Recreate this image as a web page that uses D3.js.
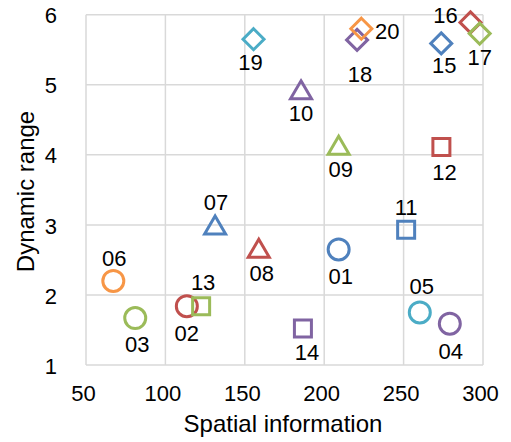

◇ ◇ ◇

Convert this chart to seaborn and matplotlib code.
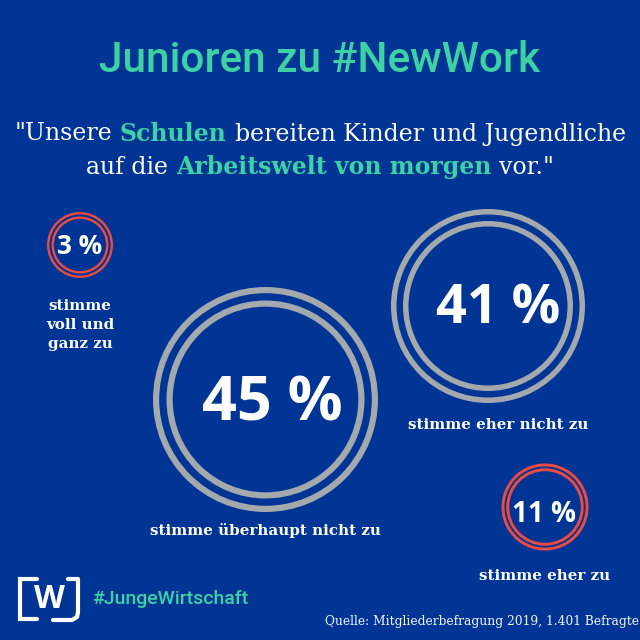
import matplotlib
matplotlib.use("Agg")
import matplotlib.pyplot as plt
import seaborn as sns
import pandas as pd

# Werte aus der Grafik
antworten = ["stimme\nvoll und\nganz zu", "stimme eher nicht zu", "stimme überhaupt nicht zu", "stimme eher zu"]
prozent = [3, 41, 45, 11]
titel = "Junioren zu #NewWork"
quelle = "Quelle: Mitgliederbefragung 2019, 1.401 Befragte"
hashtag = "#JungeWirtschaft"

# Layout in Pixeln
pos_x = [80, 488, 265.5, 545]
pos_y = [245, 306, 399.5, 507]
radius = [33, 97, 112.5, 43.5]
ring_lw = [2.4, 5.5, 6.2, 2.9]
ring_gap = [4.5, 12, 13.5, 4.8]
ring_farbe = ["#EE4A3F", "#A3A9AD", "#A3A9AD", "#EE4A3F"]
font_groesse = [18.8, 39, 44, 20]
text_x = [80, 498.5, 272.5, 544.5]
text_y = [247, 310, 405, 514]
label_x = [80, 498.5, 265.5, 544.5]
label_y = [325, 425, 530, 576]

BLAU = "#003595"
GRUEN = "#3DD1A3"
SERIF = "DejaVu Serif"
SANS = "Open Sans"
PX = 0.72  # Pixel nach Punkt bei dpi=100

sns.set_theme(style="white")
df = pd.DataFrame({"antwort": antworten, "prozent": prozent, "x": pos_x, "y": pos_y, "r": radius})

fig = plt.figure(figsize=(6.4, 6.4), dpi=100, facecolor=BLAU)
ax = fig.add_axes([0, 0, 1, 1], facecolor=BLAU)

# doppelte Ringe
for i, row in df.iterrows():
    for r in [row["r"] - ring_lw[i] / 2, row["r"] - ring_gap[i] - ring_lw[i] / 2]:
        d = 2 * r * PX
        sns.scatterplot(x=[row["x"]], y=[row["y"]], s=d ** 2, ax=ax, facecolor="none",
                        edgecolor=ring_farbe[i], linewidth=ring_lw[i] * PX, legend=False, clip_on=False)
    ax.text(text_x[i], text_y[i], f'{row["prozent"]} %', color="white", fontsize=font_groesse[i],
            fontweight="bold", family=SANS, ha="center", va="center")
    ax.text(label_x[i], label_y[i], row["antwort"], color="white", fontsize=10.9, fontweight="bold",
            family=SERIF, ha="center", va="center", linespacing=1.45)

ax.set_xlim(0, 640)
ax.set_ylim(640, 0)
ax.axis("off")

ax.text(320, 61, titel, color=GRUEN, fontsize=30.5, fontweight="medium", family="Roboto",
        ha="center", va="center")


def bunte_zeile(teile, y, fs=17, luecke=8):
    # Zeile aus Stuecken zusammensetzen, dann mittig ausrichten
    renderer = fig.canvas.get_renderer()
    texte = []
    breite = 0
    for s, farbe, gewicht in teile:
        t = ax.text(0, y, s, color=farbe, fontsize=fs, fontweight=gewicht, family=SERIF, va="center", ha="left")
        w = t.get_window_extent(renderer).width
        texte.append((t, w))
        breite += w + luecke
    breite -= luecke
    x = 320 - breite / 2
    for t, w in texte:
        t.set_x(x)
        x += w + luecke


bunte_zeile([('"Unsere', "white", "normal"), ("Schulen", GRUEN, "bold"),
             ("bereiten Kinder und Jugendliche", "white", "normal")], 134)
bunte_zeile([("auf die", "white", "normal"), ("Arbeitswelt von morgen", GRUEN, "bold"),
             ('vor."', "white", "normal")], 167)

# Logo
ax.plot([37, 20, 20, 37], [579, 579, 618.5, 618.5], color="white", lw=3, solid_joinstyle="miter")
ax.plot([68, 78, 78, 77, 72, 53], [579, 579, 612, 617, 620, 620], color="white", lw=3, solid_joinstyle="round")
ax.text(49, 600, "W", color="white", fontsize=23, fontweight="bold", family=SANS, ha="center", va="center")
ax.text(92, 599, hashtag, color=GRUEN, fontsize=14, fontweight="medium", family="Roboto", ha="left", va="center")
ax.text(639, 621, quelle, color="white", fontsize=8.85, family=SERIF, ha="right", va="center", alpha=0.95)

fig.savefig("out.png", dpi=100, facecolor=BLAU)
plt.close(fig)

◇ ◇ ◇

_What is being asked_: Print exactly the lines from the line containing "Convert this chart" through the line containing "import pandas as pd", and omit any picture found among them.

_The solution_:
Convert this chart to seaborn and matplotlib code.
import matplotlib
matplotlib.use("Agg")
import matplotlib.pyplot as plt
import seaborn as sns
import pandas as pd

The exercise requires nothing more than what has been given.